Hôte pour la première fois d’une réunion intersessionnelle de la Communauté caribéenne, dite Caricom, les 18 et 19 février derniers, Haïti a obtenu que le français devienne la seconde langue de cette organisation internationale. Selon le ministre haïtien des Affaires étrangères, Pierre-Richard Casimir, cette « décision sera effective dans six mois, lors du prochain sommet de l’organisation prévu à Trinité-et-Tobago ».
Haïti avait déjà formulé cette demande plusieurs mois auparavant, mais sans succès. Il faut dire que parmi les 15 pays membres et 5 associés de la Caricom, seul Haïti est francophone.
Quel est donc l’intérêt d’adopter le français comme langue pour une communauté composée en très grande majorité d’anglophones ?
A cette question totalement justifiée, les gouvernants haïtiens ont toujours répondu en terme de nombre : Haïti compte plus de 10 millions d’habitants, ce qui constitue la moitié de la population de la Caricom ; et de ce fait, il leur apparaissait tout-à-fait normal que la Caricom adopte le français, afin que la communication, les documents officiels de la communauté soient également en français.

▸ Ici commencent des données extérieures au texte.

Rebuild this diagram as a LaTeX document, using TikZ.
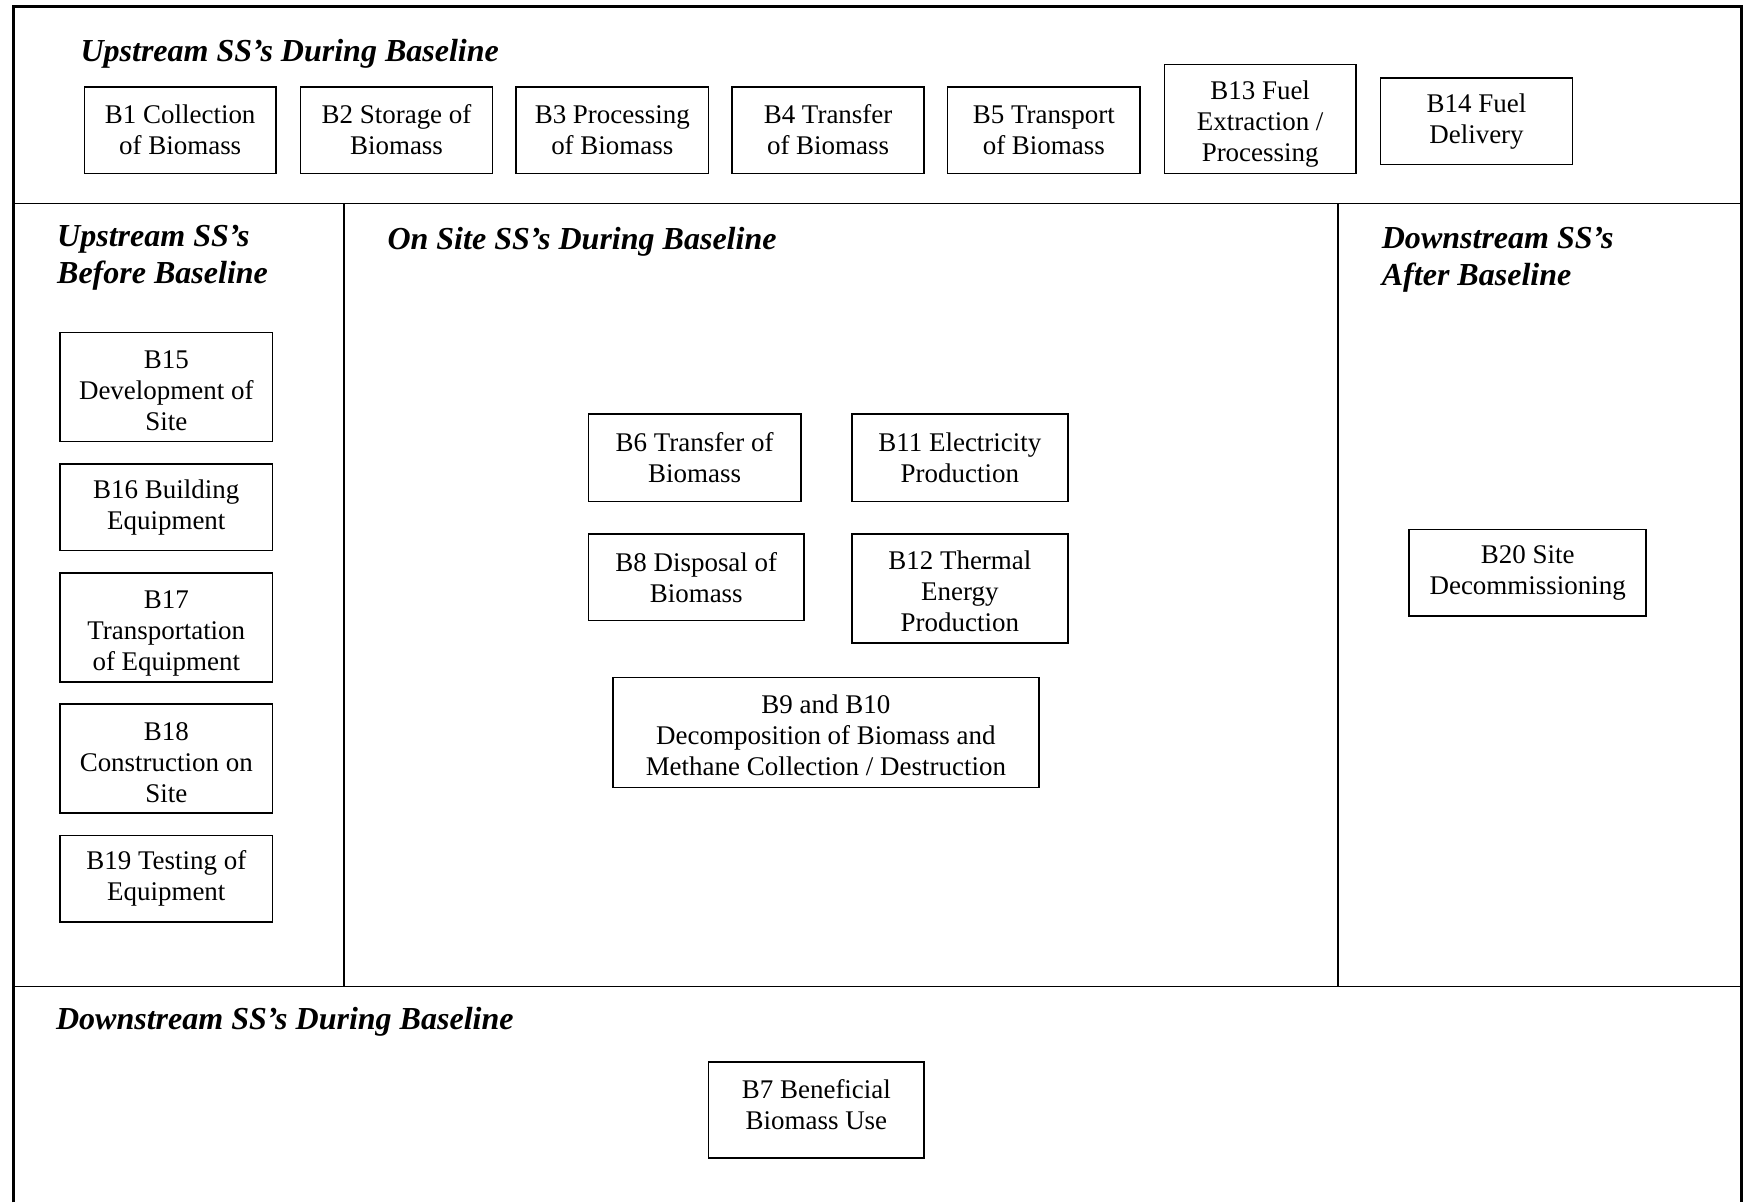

Ils ont également joué la carte « émotionnelle », le président de la République d’Haïti arguant du fait qu’il se sentait « seul au monde » dans les réunions de la Caricom, selon les propos recueillis par la journaliste Amélie Baron pour le média RFI :
« Haïti n’a pas, par exemple, pris la présidence (tournante de la Caricom, NDLR) peut-être à cause de ce déficit, explique-t-il. Quand on ne comprend pas ce qui est dit, on ne participe pas. Mais aujourd’hui, grâce au fait que le français soit là, l’Haïtien pourra se reconnaître, comprendre, discuter, proposer et faire des débats. Quand on ne peut pas s’exprimer, se faire comprendre ou quand on ne comprend rien, on est seul, isolé dans un monde. »
Un argument un peu court, selon moi, le président Michel Martelly pouvant tout-à-fait avoir recours à un traducteur, comme le font nombre de ses homologues dans les différents sommets internationaux.
Haïti a vu sa demande renforcée par les récentes demandes d’adhésion à la Caricom de la Guadeloupe et la Martinique.
En effet, l’Etat français ayant donné son accord en juillet 2012, les départements guadeloupéen et martiniquais ont entrepris de devenir membres de différentes organisations d’intégration et de coopération caribéennes. Avec succès, puisqu’ils sont déjà devenus membres dès août 2012 de la Commission Economique Pour l’Amérique Latine et les Caraïbes (CEPALC) et leurs dossiers sont en cours d’instruction pour l’Association des Etats de la Caraïbe et la Caricom.
Le français désormais seconde langue officielle, le travail ne fait que commencer pour la Caricom afin de réellement concrétiser cette décision. Il n’y a qu’à jeter un coup d’œil au site officiel de la Caricom pour comprendre l’étendue de la tâche.
Il va donc falloir traduire tous ces documents, mais en plus désormais communiquer aussi en français, ce qui va nécessiter des moyens supplémentaires, à commencer par l’emploi de traducteurs-rédacteurs. La décision devant être effective pour la prochaine réunion, qui aura lieu le 4 juillet à Trinidad-and-Tobago, le compte à rebours est lancé.
Le français, c’est bien beau, mais on aurait préféré le créole.
C’est en substance les commentaires qu’ont déclenché la demande haïtienne et l’accord de la Caricom. Et c’est en Haïti même que ces voix se sont élevées, avançant plusieurs arguments. Le premier est que le français n’est parlé que par une « infime partie de la population » haïtienne. En somme, l’adoption du français comme langue officielle ne servirait à (quasiment) rien…
A l’inverse, adopter le créole serait une avancée fort utile, car lui est employé par une grande partie des Haïtiens, mais en plus est compréhensible par d’autres Caribéens, même si ces derniers parlent un créole différent.
« “Au niveau géolinguistique, le Créole a une grande importance en terme de pourcentage de population qui le parle. Il représente 61 pour cent d’usagers dans la Caricom”, fait valoir le doyen de la Faculté linguistique appliquée, Rogéda Dorcé Dorcil. » (Alterpresse)
Cette question de l’adoption du créole comme l’une des langues de la Caricom fait l’objet de discussions depuis plusieurs mois, sans résultat.
Je ne peux que m’interroger sur les réticences à ce sujet, d’autant que, si je me fie à mes lectures, elles n’ont pas été exprimées clairement par des gouvernants de la Caricom… Selon moi, le français étant devenu seconde langue de la Communauté, il n’y a aucune raison valable pour que le créole ne le soit pas.
Billet publié le 21 février 2013 sur mon précédent blog et légèrement modifié.